---------- Dataset section ----------

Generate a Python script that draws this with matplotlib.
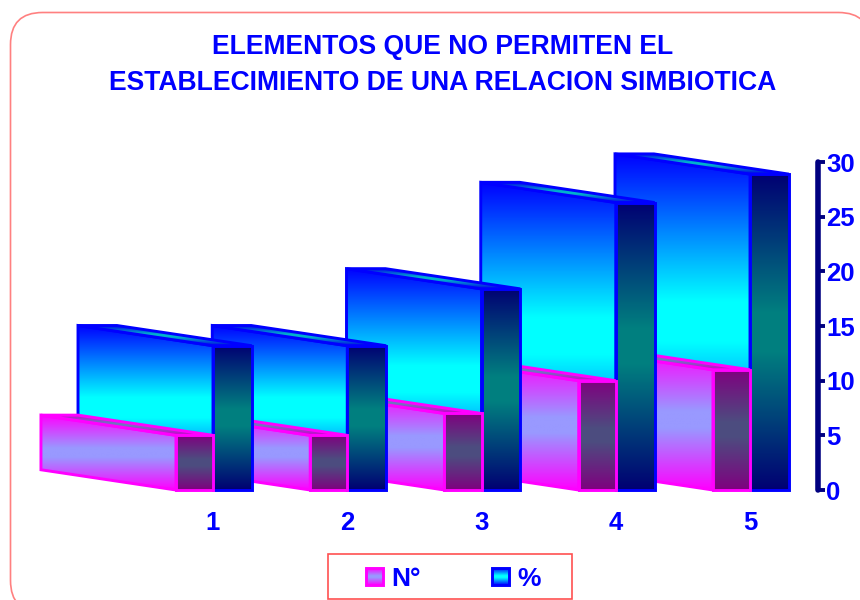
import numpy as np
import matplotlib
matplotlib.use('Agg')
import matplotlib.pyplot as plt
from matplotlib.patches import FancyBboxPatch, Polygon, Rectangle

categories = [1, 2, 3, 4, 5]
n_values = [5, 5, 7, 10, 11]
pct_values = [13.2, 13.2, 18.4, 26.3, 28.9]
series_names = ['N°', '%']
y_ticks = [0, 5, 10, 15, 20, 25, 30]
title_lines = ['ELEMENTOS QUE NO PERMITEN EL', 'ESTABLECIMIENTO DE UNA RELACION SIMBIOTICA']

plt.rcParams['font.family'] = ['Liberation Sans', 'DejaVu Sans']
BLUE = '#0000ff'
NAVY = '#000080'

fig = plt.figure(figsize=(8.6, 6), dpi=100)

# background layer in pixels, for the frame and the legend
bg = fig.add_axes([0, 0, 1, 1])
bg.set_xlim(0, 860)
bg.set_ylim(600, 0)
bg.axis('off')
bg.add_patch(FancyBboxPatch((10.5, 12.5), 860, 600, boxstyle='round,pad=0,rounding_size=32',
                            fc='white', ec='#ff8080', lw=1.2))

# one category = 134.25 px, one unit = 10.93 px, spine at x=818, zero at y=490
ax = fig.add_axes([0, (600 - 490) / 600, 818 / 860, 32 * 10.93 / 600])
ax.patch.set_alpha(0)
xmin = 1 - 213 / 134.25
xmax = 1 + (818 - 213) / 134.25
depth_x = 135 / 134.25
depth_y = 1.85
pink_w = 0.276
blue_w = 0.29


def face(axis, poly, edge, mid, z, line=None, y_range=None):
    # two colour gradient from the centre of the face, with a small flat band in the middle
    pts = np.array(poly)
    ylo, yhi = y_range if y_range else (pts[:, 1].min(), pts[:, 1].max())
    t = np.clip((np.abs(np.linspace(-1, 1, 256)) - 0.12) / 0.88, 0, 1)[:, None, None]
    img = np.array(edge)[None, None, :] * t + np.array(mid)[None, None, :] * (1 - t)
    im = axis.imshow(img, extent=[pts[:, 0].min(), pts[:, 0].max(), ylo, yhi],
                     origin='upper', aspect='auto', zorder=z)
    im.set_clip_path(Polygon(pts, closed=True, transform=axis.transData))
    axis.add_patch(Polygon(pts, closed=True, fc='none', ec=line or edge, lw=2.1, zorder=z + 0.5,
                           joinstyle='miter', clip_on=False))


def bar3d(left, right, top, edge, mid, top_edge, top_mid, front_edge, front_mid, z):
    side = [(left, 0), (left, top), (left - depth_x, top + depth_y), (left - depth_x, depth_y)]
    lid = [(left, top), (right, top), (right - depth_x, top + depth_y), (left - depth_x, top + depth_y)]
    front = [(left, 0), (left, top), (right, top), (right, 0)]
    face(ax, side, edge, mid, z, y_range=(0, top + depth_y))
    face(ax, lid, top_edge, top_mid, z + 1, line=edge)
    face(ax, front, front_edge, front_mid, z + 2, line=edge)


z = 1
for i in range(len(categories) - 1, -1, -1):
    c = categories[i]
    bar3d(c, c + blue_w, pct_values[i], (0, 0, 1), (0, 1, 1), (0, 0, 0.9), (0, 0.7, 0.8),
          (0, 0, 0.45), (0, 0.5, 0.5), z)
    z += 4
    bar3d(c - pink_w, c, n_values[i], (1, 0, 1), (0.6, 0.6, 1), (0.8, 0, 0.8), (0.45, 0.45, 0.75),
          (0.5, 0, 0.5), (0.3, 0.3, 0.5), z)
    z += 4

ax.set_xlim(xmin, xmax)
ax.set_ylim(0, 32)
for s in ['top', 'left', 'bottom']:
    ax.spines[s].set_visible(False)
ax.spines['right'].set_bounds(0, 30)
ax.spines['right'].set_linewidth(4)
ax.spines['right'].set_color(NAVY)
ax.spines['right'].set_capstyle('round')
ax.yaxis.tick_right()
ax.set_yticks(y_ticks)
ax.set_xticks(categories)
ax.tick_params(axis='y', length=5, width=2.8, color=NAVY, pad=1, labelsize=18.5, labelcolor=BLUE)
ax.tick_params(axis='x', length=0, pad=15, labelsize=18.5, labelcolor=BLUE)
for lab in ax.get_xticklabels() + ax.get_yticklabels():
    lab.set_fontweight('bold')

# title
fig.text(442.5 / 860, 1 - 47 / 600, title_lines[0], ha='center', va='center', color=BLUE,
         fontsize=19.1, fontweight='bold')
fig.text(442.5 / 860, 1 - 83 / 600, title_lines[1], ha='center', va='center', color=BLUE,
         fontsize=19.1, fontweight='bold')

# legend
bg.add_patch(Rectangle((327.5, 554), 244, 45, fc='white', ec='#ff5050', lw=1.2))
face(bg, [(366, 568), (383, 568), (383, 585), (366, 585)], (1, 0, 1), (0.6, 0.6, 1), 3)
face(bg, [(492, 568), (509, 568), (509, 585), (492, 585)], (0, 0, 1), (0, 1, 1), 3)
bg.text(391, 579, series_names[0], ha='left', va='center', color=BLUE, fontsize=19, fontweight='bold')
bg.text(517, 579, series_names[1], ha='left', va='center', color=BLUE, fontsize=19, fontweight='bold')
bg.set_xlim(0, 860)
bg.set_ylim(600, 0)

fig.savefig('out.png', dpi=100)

----------

Set problem> Gather each line that holds "matplotlib".

Response to this task>
Generate a Python script that draws this with matplotlib.
import matplotlib
matplotlib.use('Agg')
import matplotlib.pyplot as plt
from matplotlib.patches import FancyBboxPatch, Polygon, Rectangle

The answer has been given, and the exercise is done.